EXERCISE GOAL »
Without the pictures, set down every line of the data exactly.

SUPPLIED INFORMATION »
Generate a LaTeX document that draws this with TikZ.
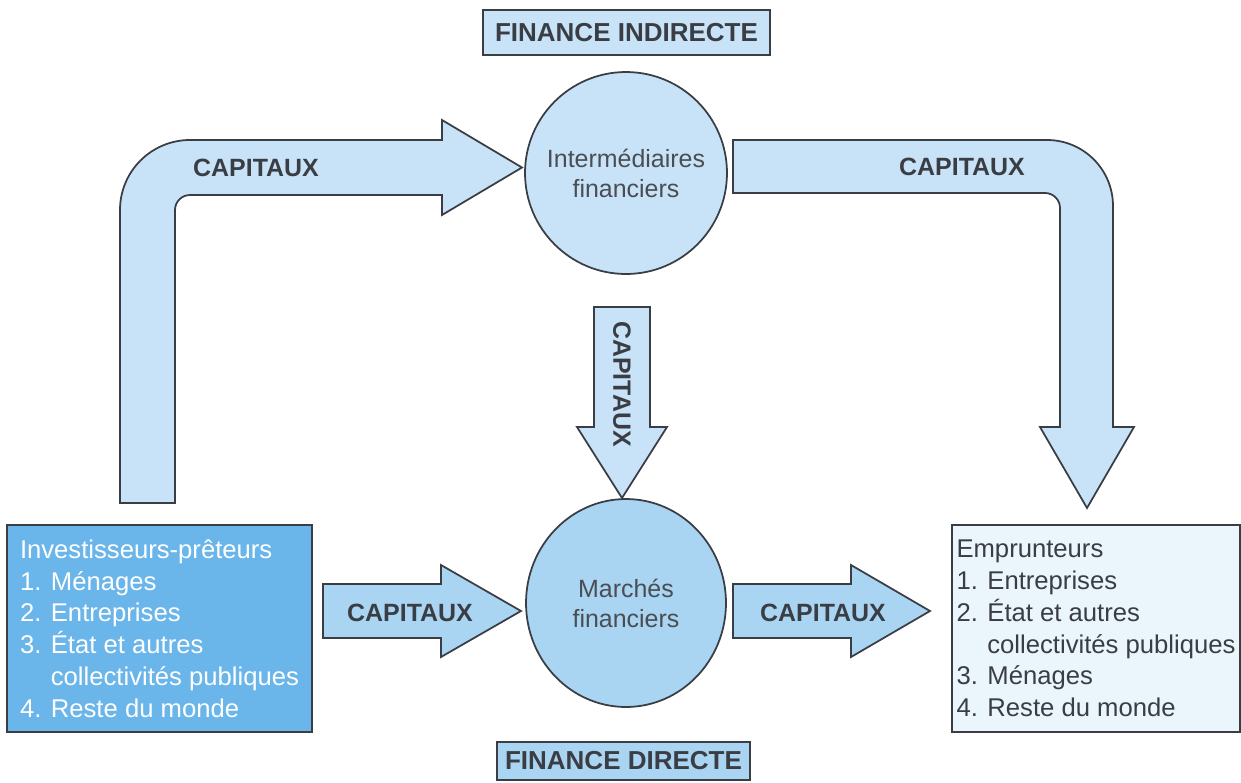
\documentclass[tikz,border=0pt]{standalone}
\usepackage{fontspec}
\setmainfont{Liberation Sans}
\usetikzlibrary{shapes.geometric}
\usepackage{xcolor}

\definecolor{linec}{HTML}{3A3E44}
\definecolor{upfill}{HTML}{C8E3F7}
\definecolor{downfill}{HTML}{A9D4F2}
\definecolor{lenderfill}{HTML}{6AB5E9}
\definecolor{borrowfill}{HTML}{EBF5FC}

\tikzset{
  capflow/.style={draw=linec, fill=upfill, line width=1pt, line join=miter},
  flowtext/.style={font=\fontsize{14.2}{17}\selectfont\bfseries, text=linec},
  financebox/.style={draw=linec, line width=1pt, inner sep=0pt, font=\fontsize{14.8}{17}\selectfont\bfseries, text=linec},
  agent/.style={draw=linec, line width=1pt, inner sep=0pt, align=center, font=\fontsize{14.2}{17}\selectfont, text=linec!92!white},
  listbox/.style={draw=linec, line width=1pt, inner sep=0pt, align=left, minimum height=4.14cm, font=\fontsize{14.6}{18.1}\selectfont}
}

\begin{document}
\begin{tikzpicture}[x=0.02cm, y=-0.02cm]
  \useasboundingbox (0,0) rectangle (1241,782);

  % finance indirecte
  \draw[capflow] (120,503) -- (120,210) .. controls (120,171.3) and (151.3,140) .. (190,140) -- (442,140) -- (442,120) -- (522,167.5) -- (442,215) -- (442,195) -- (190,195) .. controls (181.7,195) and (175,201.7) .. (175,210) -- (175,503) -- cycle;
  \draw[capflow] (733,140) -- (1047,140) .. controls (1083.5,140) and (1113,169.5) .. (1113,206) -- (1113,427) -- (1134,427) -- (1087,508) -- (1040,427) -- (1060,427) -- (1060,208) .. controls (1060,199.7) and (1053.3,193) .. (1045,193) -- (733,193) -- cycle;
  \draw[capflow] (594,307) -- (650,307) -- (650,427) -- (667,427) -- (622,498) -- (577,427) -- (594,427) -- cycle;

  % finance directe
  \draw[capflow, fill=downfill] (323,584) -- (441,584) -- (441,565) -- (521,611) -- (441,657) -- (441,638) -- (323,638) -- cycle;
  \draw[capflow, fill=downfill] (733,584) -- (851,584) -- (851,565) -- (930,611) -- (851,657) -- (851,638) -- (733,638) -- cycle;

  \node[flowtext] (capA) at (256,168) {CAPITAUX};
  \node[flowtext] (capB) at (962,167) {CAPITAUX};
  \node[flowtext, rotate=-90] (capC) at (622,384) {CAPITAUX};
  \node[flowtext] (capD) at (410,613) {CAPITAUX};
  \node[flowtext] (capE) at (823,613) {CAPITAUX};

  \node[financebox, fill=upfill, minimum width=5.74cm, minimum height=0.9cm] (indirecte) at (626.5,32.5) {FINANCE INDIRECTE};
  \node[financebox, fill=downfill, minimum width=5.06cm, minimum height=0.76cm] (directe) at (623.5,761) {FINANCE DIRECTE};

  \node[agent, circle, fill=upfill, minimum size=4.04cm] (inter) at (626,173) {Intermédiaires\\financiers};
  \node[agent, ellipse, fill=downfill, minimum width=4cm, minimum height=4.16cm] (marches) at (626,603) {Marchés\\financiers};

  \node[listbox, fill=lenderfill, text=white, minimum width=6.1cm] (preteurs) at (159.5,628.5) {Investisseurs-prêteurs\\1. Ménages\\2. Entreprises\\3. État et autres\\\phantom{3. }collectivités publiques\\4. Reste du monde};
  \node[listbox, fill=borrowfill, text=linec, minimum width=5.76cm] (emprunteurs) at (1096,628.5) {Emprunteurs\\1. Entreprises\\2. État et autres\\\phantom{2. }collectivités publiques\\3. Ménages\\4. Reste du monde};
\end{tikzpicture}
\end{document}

RESULT OF THE EXERCISE »
Generate a LaTeX document that draws this with TikZ.
\documentclass[tikz,border=0pt]{standalone}
\usepackage{fontspec}
\setmainfont{Liberation Sans}
\usetikzlibrary{shapes.geometric}
\usepackage{xcolor}

\definecolor{linec}{HTML}{3A3E44}
\definecolor{upfill}{HTML}{C8E3F7}
\definecolor{downfill}{HTML}{A9D4F2}
\definecolor{lenderfill}{HTML}{6AB5E9}
\definecolor{borrowfill}{HTML}{EBF5FC}

\tikzset{
  capflow/.style={draw=linec, fill=upfill, line width=1pt, line join=miter},
  flowtext/.style={font=\fontsize{14.2}{17}\selectfont\bfseries, text=linec},
  financebox/.style={draw=linec, line width=1pt, inner sep=0pt, font=\fontsize{14.8}{17}\selectfont\bfseries, text=linec},
  agent/.style={draw=linec, line width=1pt, inner sep=0pt, align=center, font=\fontsize{14.2}{17}\selectfont, text=linec!92!white},
  listbox/.style={draw=linec, line width=1pt, inner sep=0pt, align=left, minimum height=4.14cm, font=\fontsize{14.6}{18.1}\selectfont}
}

\begin{document}
\begin{tikzpicture}[x=0.02cm, y=-0.02cm]
  \useasboundingbox (0,0) rectangle (1241,782);

  % finance indirecte
  \draw[capflow] (120,503) -- (120,210) .. controls (120,171.3) and (151.3,140) .. (190,140) -- (442,140) -- (442,120) -- (522,167.5) -- (442,215) -- (442,195) -- (190,195) .. controls (181.7,195) and (175,201.7) .. (175,210) -- (175,503) -- cycle;
  \draw[capflow] (733,140) -- (1047,140) .. controls (1083.5,140) and (1113,169.5) .. (1113,206) -- (1113,427) -- (1134,427) -- (1087,508) -- (1040,427) -- (1060,427) -- (1060,208) .. controls (1060,199.7) and (1053.3,193) .. (1045,193) -- (733,193) -- cycle;
  \draw[capflow] (594,307) -- (650,307) -- (650,427) -- (667,427) -- (622,498) -- (577,427) -- (594,427) -- cycle;

  % finance directe
  \draw[capflow, fill=downfill] (323,584) -- (441,584) -- (441,565) -- (521,611) -- (441,657) -- (441,638) -- (323,638) -- cycle;
  \draw[capflow, fill=downfill] (733,584) -- (851,584) -- (851,565) -- (930,611) -- (851,657) -- (851,638) -- (733,638) -- cycle;

  \node[flowtext] (capA) at (256,168) {CAPITAUX};
  \node[flowtext] (capB) at (962,167) {CAPITAUX};
  \node[flowtext, rotate=-90] (capC) at (622,384) {CAPITAUX};
  \node[flowtext] (capD) at (410,613) {CAPITAUX};
  \node[flowtext] (capE) at (823,613) {CAPITAUX};

  \node[financebox, fill=upfill, minimum width=5.74cm, minimum height=0.9cm] (indirecte) at (626.5,32.5) {FINANCE INDIRECTE};
  \node[financebox, fill=downfill, minimum width=5.06cm, minimum height=0.76cm] (directe) at (623.5,761) {FINANCE DIRECTE};

  \node[agent, circle, fill=upfill, minimum size=4.04cm] (inter) at (626,173) {Intermédiaires\\financiers};
  \node[agent, ellipse, fill=downfill, minimum width=4cm, minimum height=4.16cm] (marches) at (626,603) {Marchés\\financiers};

  \node[listbox, fill=lenderfill, text=white, minimum width=6.1cm] (preteurs) at (159.5,628.5) {Investisseurs-prêteurs\\1. Ménages\\2. Entreprises\\3. État et autres\\\phantom{3. }collectivités publiques\\4. Reste du monde};
  \node[listbox, fill=borrowfill, text=linec, minimum width=5.76cm] (emprunteurs) at (1096,628.5) {Emprunteurs\\1. Entreprises\\2. État et autres\\\phantom{2. }collectivités publiques\\3. Ménages\\4. Reste du monde};
\end{tikzpicture}
\end{document}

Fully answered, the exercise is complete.